By Don Brink and Rob Kremer, Co-chairs, Worthington Citizens for Progress Committee

Worthington Citizens for Progress Committee believes that the one who publicly boasts about being “honest and transparent,” as the school district’s recent editorial did, is often the one you should trust the least — especially when considering their poor track record of demonstrating it. To view District 518’s poor record of honesty and transparency, please read the many posts on our Facebook page over the past year.

One should demonstrate their honesty by their actions, be humble enough to admit it when they make an honest mistake — and then correct it.  Also, when tempted, one shouldn’t falsely impugn “deceitful” motives to your opponent’s honest mistakes. Doing so drives an unnecessary wedge into our community.

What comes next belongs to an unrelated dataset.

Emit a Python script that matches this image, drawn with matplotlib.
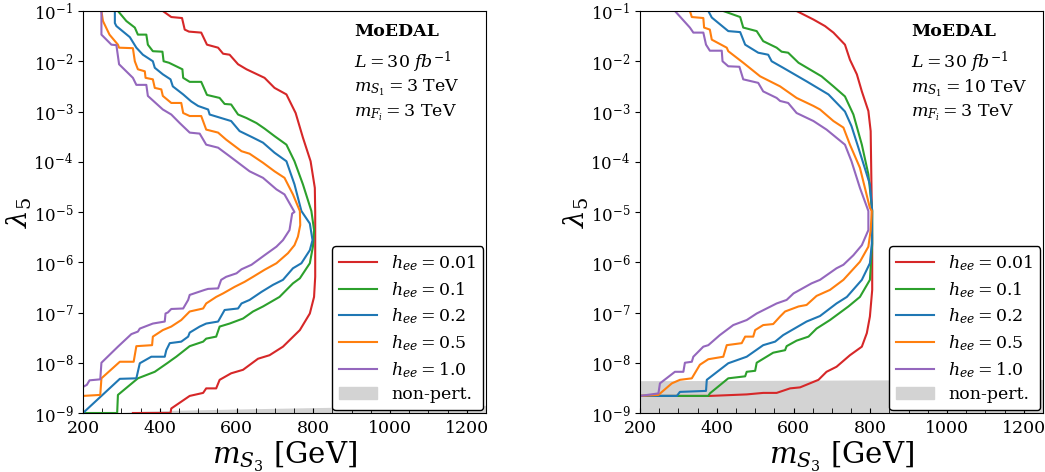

Much of the same narrative found in a recent District 518 editorial was communicated in St. James a few years ago during that district’s bond fight, where District 518's taxpayer-funded public relations professional, Jeff Dehler, also worked. We assume most of District’s 518’s editorial was written by him. Further, this is one of the services he invoices schools for.

The board of District 518 also wrote in the Globe that it was its lawful duty to send out the facts. We see no place in Minnesota that which sanctions districts for sending out partial facts, for omitting some facts, or for substituting assumptions for facts. Nor do we see where they are punished for providing the rest of the facts weeks after Election Day, nor for providing facts without full explanation. “Facts” so manipulated can be made to appear like truth, but are often far from it. Worst of all, we have never heard of a school referendum(s) that passed in which the vote result was ever overturned by a court because the school board sent out manipulated facts.

The District 518 school board wrote that groups like ours “….hire someone who has no investment in our communities and no investment in our students’ academic success to sabotage a referendum and to divide a community.”

By Mr. Dehler’s own admission to the school board (which we have on video), his home is split by commuting back and forth between the Twin Cities and Indianapolis, where his wife works. Other than the $40,000-plus of local taxpayer money that he is being paid to run the school board’s campaign, just what investment does he have in our community? Our consultant, paid for with our own private donations, lives 17 miles south of Worthington. For 37 years, his family has shopped almost every week in Worthington. He’s invested far more in our community than anything Mr. Dehler has.

The Worthington Citizens for Progress Committee will continue striving to present the voters the truth on this $68.5 million bond proposal in our ongoing effort to again mobilize a large majority of the community to vote no Feb. 13, 2018.